-- BEGIN INPUT RECORDS --

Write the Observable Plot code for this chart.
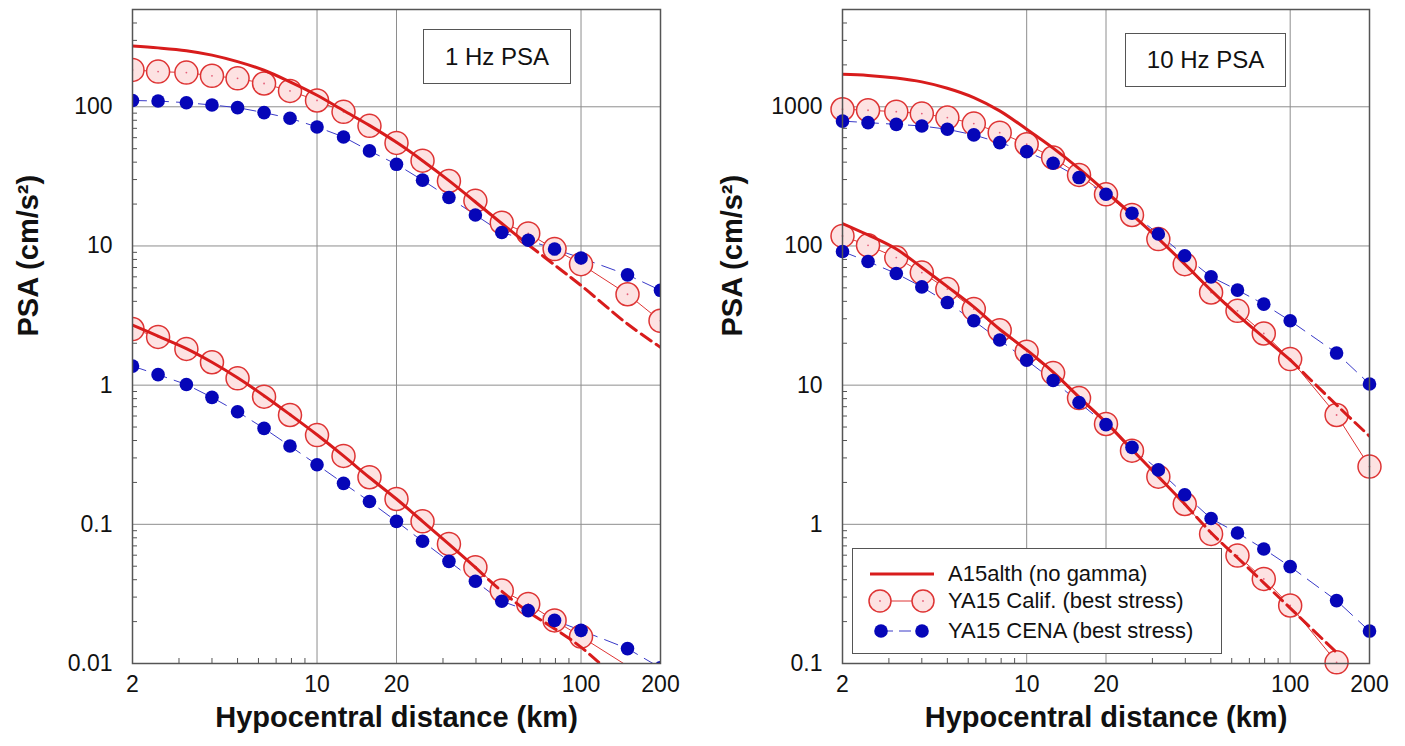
<!DOCTYPE html>
<html>
<head>
<meta charset="utf-8">
<script src="https://cdn.jsdelivr.net/npm/d3@7"></script>
<script src="https://cdn.jsdelivr.net/npm/@observablehq/plot@0.6"></script>
<style>
  html, body { margin: 0; padding: 0; background: #fff; }
  body { font-family: "Liberation Sans", Arial, Helvetica, sans-serif; }
  #wrap { position: relative; width: 1405px; height: 746px; overflow: hidden; }
  .panel { position: absolute; top: 0; }
  .tbox { position: absolute; box-sizing: border-box; border: 1.5px solid #555; background: #fff;
          font-size: 24px; color: #111; display: flex; align-items: center; justify-content: center; }
  .legend { position: absolute; box-sizing: border-box; border: 1.5px solid #555; background: #fff; }
  .legend .row { position: absolute; left: 0; height: 30px; width: 100%; }
  .legend .row span { position: absolute; left: 95px; top: 0; line-height: 30px; font-size: 22px; color: #111; white-space: nowrap; }
  .legend .row svg { position: absolute; left: 0; top: 0; }
</style>
</head>
<body>
<div id="wrap"></div>
<script>
// ---------------- data ----------------
const distance = [2, 2.5, 3.2, 4, 5, 6.3, 7.9, 10, 12.6, 15.8, 20, 25.1, 31.6, 39.8, 50.1, 63.1, 79.4, 100, 150, 200];

// 1 Hz PSA panel
const hz1A15High   = [273, 265, 253, 235, 211, 183, 151, 121, 94, 73.5, 55.5, 41, 29.5, 20.7, 14.5, 10.2, 7.3, 5.2, 2.75, 1.87];
const hz1A15Low    = [2.7, 2.25, 1.83, 1.46, 1.13, 0.84, 0.615, 0.44, 0.31, 0.217, 0.152, 0.105, 0.072, 0.049, 0.033, 0.0235, 0.0178, 0.0131, 0.0066, null];
const hz1CalifHigh = [184, 179, 176, 167, 160, 147, 130, 111, 92, 73, 55, 41, 29.3, 21.1, 14.7, 12.3, 9.5, 7.4, 4.5, 2.9];
const hz1CalifLow  = [2.53, 2.22, 1.82, 1.46, 1.12, 0.826, 0.61, 0.438, 0.31, 0.218, 0.152, 0.105, 0.0723, 0.0492, 0.0334, 0.0268, 0.0204, 0.0156, null, 0.0068];
const hz1CenaHigh  = [111, 110, 107, 103, 98.6, 90.8, 82.7, 71.6, 60.7, 48.2, 38.6, 29.7, 22.3, 16.7, 12.5, 11.0, 9.5, 8.2, 6.2, 4.8];
const hz1CenaLow   = [1.37, 1.19, 1.01, 0.817, 0.644, 0.489, 0.365, 0.268, 0.197, 0.146, 0.105, 0.0755, 0.0542, 0.039, 0.028, 0.024, 0.0204, 0.0173, 0.0128, 0.0093];
const hz1DashFrom  = [63.1, 39.8];   // distance where the A15 curve turns dashed (high, low)

// 10 Hz PSA panel
const hz10A15High   = [1710, 1680, 1610, 1510, 1360, 1165, 935, 690, 505, 360, 245, 168, 113, 74, 48, 32, 22, 15.2, 7.2, 4.3];
const hz10A15Low    = [145, 120, 95, 70, 51, 36.5, 25.2, 17.9, 12.4, 8.2, 5.4, 3.45, 2.2, 1.40, 0.87, 0.575, 0.38, 0.25, 0.12, null];
const hz10CalifHigh = [960, 944, 922, 893, 836, 757, 652, 538, 432, 324, 235, 167, 112, 74, 46.3, 34.2, 23.5, 15.4, 6.1, 2.6];
const hz10CalifLow  = [118, 101, 82.5, 64.4, 49, 35.2, 24.8, 17.4, 12.2, 8.07, 5.26, 3.38, 2.2, 1.40, 0.853, 0.596, 0.405, 0.261, 0.102, null];
const hz10CenaHigh  = [789, 769, 748, 728, 689, 628, 553, 476, 393, 310, 235, 172, 122, 85, 60, 48.2, 38.2, 29, 17, 10.2];
const hz10CenaLow   = [91.2, 77.3, 63.4, 50.8, 39.2, 29, 21.1, 15.1, 10.8, 7.5, 5.2, 3.57, 2.46, 1.63, 1.10, 0.867, 0.665, 0.497, 0.283, 0.171];
const hz10DashFrom  = [100, 39.8];

// axes / ticks
const xDomain = [2, 200];
const xTickLabels = [2, 10, 20, 100, 200];
const xGridValues = [10, 20, 100];
const xMinorTicks = [3, 4, 5, 6, 7, 8, 9, 30, 40, 50, 60, 70, 80, 90];
const hz1YDomain = [0.01, 500];
const hz1YTicks = [0.01, 0.1, 1, 10, 100];
const hz1YMinor = [0.02,0.03,0.04,0.05,0.06,0.07,0.08,0.09, 0.2,0.3,0.4,0.5,0.6,0.7,0.8,0.9, 2,3,4,5,6,7,8,9, 20,30,40,50,60,70,80,90, 200,300,400];
const hz10YDomain = [0.1, 5000];
const hz10YTicks = [0.1, 1, 10, 100, 1000];
const hz10YMinor = [0.2,0.3,0.4,0.5,0.6,0.7,0.8,0.9, 2,3,4,5,6,7,8,9, 20,30,40,50,60,70,80,90, 200,300,400,500,600,700,800,900, 2000,3000,4000];

const panelTitles = ["1 Hz PSA", "10 Hz PSA"];
const xTitle = "Hypocentral distance (km)";
const yTitle = "PSA (cm/s²)";
const legendLabels = ["A15alth (no gamma)", "YA15 Calif. (best stress)", "YA15 CENA (best stress)"];

// ---------------- styling ----------------
const FONT = '"Liberation Sans", Arial, Helvetica, sans-serif';
const RED = "#d81c1c";
const CIRC_STROKE = "#de3434";
const CIRC_FILL = "#fde2e2";
const BLUE = "#0606b8";
const GRID = "#8e8e8e";
const AXIS = "#555";

function rows(values) {
  return distance.map((d, i) => ({d, v: values[i]})).filter(r => r.v != null);
}

function a15Marks(values, dashFrom) {
  const r = rows(values);
  return [
    Plot.line(r.filter(p => p.d <= dashFrom), {x: "d", y: "v", stroke: RED, strokeWidth: 3, curve: "catmull-rom", clip: true}),
    Plot.line(r.filter(p => p.d >= dashFrom), {x: "d", y: "v", stroke: RED, strokeWidth: 3, strokeDasharray: "12,6", curve: "catmull-rom", clip: true})
  ];
}
function califLine(values) {
  return Plot.line(rows(values), {x: "d", y: "v", stroke: CIRC_STROKE, strokeWidth: 1, clip: true});
}
function califDots(values, clip) {
  const r = rows(values);
  return [
    Plot.dot(r, {x: "d", y: "v", r: 11.5, fill: CIRC_FILL, stroke: CIRC_STROKE, strokeWidth: 1.5, clip}),
    Plot.dot(r, {x: "d", y: "v", r: 0.9, fill: "#e4607a", clip})
  ];
}
function cenaLine(values) {
  return Plot.line(rows(values), {x: "d", y: "v", stroke: "#3a3ac8", strokeWidth: 1, strokeDasharray: "14,8", clip: true});
}
function cenaDots(values, clip) {
  return Plot.dot(rows(values), {x: "d", y: "v", r: 6.8, fill: BLUE, stroke: "none", clip});
}

function panel(cfg) {
  const fw = cfg.width - cfg.ml - cfg.mr;
  const fh = 746 - 9 - 83;
  return Plot.plot({
    width: cfg.width,
    height: 746,
    marginLeft: cfg.ml,
    marginRight: cfg.mr,
    marginTop: 9,
    marginBottom: 83,
    style: {fontFamily: FONT, background: "transparent", color: "#111", overflow: "visible"},
    x: {type: "log", domain: xDomain},
    y: {type: "log", domain: cfg.yDomain},
    marks: [
      Plot.gridX(xGridValues, {stroke: GRID, strokeOpacity: 1, strokeWidth: 1}),
      Plot.gridY(cfg.yTicks, {stroke: GRID, strokeOpacity: 1, strokeWidth: 1}),
      Plot.tickX(xMinorTicks, {x: d => d, insetTop: fh - 5, stroke: AXIS, strokeWidth: 1}),
      Plot.tickY(cfg.yMinor, {y: d => d, insetRight: fw - 5, stroke: AXIS, strokeWidth: 1}),
      Plot.axisX(xTickLabels, {tickSize: 0, tickPadding: 12, fontSize: 23, tickFormat: d => String(d), label: null}),
      Plot.axisY(cfg.yTicks, {tickSize: 0, tickPadding: 20, fontSize: 23, tickFormat: d => String(d), label: null}),
      califLine(cfg.califHigh),
      califLine(cfg.califLow),
      cenaLine(cfg.cenaHigh),
      cenaLine(cfg.cenaLow),
      ...califDots(cfg.califHigh, cfg.clipDots),
      ...califDots(cfg.califLow, cfg.clipDots),
      ...a15Marks(cfg.a15High, cfg.dashFrom[0]),
      ...a15Marks(cfg.a15Low, cfg.dashFrom[1]),
      cenaDots(cfg.cenaHigh, cfg.clipDots),
      cenaDots(cfg.cenaLow, cfg.clipDots),
      Plot.frame({stroke: AXIS, strokeWidth: 1.5}),
      Plot.text([xTitle], {text: d => d, frameAnchor: "bottom", dy: 63, fontSize: 29, fontWeight: "bold", fill: "#111"}),
      Plot.text([yTitle], {text: d => d, frameAnchor: "left", rotate: -90, dx: cfg.yTitleDx, fontSize: 29, fontWeight: "bold", fill: "#111"})
    ]
  });
}

const wrap = document.getElementById("wrap");

const left = panel({
  width: 702, ml: 132, mr: 42,
  yDomain: hz1YDomain, yTicks: hz1YTicks, yMinor: hz1YMinor,
  a15High: hz1A15High, a15Low: hz1A15Low,
  califHigh: hz1CalifHigh, califLow: hz1CalifLow,
  cenaHigh: hz1CenaHigh, cenaLow: hz1CenaLow,
  dashFrom: hz1DashFrom, yTitleDx: -104, clipDots: true
});
left.classList.add("panel");
left.style.left = "0px";
wrap.appendChild(left);

const right = panel({
  width: 703, ml: 140, mr: 36,
  yDomain: hz10YDomain, yTicks: hz10YTicks, yMinor: hz10YMinor,
  a15High: hz10A15High, a15Low: hz10A15Low,
  califHigh: hz10CalifHigh, califLow: hz10CalifLow,
  cenaHigh: hz10CenaHigh, cenaLow: hz10CenaLow,
  dashFrom: hz10DashFrom, yTitleDx: -110, clipDots: false
});
right.classList.add("panel");
right.style.left = "702px";
wrap.appendChild(right);

// panel title boxes
function titleBox(text, l, t, w, h) {
  const d = document.createElement("div");
  d.className = "tbox";
  d.style.left = l + "px"; d.style.top = t + "px";
  d.style.width = w + "px"; d.style.height = h + "px";
  d.textContent = text;
  wrap.appendChild(d);
}
titleBox(panelTitles[0], 423, 29, 148, 55);
titleBox(panelTitles[1], 1125, 33, 161, 54);

// legend
const lg = document.createElement("div");
lg.className = "legend";
Object.assign(lg.style, {left: "852px", top: "548px", width: "370px", height: "106px"});
const swatches = [
  `<line x1="17" x2="81" y1="15" y2="15" stroke="${RED}" stroke-width="3"/>`,
  `<line x1="27" x2="70" y1="15" y2="15" stroke="${CIRC_STROKE}" stroke-width="1"/>
   <circle cx="27" cy="15" r="11" fill="${CIRC_FILL}" stroke="${CIRC_STROKE}" stroke-width="1.5"/>
   <circle cx="70" cy="15" r="11" fill="${CIRC_FILL}" stroke="${CIRC_STROKE}" stroke-width="1.5"/>
   <circle cx="27" cy="15" r="0.9" fill="#e4607a"/><circle cx="70" cy="15" r="0.9" fill="#e4607a"/>`,
  `<line x1="28" x2="69" y1="15" y2="15" stroke="#3a3ac8" stroke-width="1" stroke-dasharray="12,6"/>
   <circle cx="28" cy="15" r="6.8" fill="${BLUE}"/>
   <circle cx="69" cy="15" r="6.8" fill="${BLUE}"/>`
];
const rowTops = [10, 37, 67];
legendLabels.forEach((label, i) => {
  const row = document.createElement("div");
  row.className = "row";
  row.style.top = rowTops[i] + "px";
  row.innerHTML = `<svg width="95" height="30">${swatches[i]}</svg><span>${label}</span>`;
  lg.appendChild(row);
});
wrap.appendChild(lg);
</script>
</body>
</html>
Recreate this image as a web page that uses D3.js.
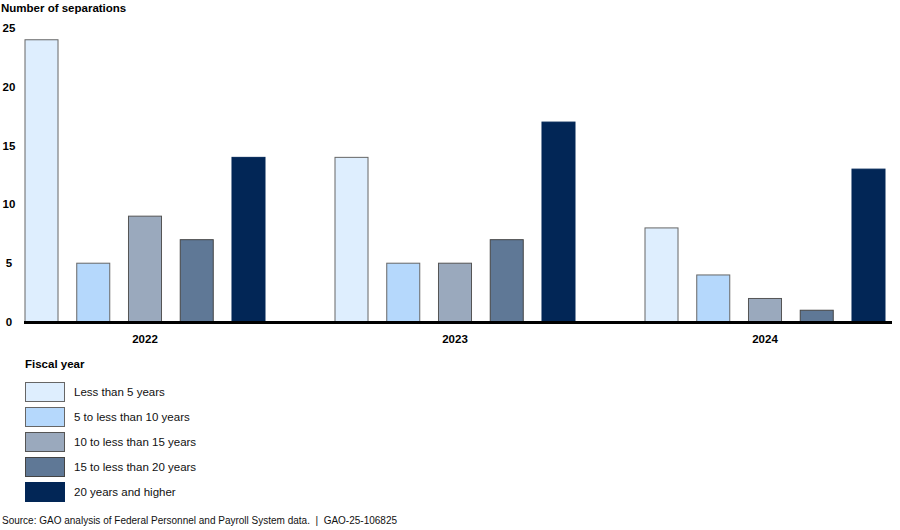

-- END INPUT RECORDS --

# PROBLEM TO WORK ON:
Transcribe exactly, with no pictures, the lines running from the first line of the material through the line holding "100, 150, 200];".

# RESPONSE BELOW:
Write the Observable Plot code for this chart.
<!DOCTYPE html>
<html>
<head>
<meta charset="utf-8">
<script src="https://cdn.jsdelivr.net/npm/d3@7"></script>
<script src="https://cdn.jsdelivr.net/npm/@observablehq/plot@0.6"></script>
<style>
  html, body { margin: 0; padding: 0; background: #fff; }
  body { font-family: "Liberation Sans", Arial, Helvetica, sans-serif; }
  #wrap { position: relative; width: 1405px; height: 746px; overflow: hidden; }
  .panel { position: absolute; top: 0; }
  .tbox { position: absolute; box-sizing: border-box; border: 1.5px solid #555; background: #fff;
          font-size: 24px; color: #111; display: flex; align-items: center; justify-content: center; }
  .legend { position: absolute; box-sizing: border-box; border: 1.5px solid #555; background: #fff; }
  .legend .row { position: absolute; left: 0; height: 30px; width: 100%; }
  .legend .row span { position: absolute; left: 95px; top: 0; line-height: 30px; font-size: 22px; color: #111; white-space: nowrap; }
  .legend .row svg { position: absolute; left: 0; top: 0; }
</style>
</head>
<body>
<div id="wrap"></div>
<script>
// ---------------- data ----------------
const distance = [2, 2.5, 3.2, 4, 5, 6.3, 7.9, 10, 12.6, 15.8, 20, 25.1, 31.6, 39.8, 50.1, 63.1, 79.4, 100, 150, 200];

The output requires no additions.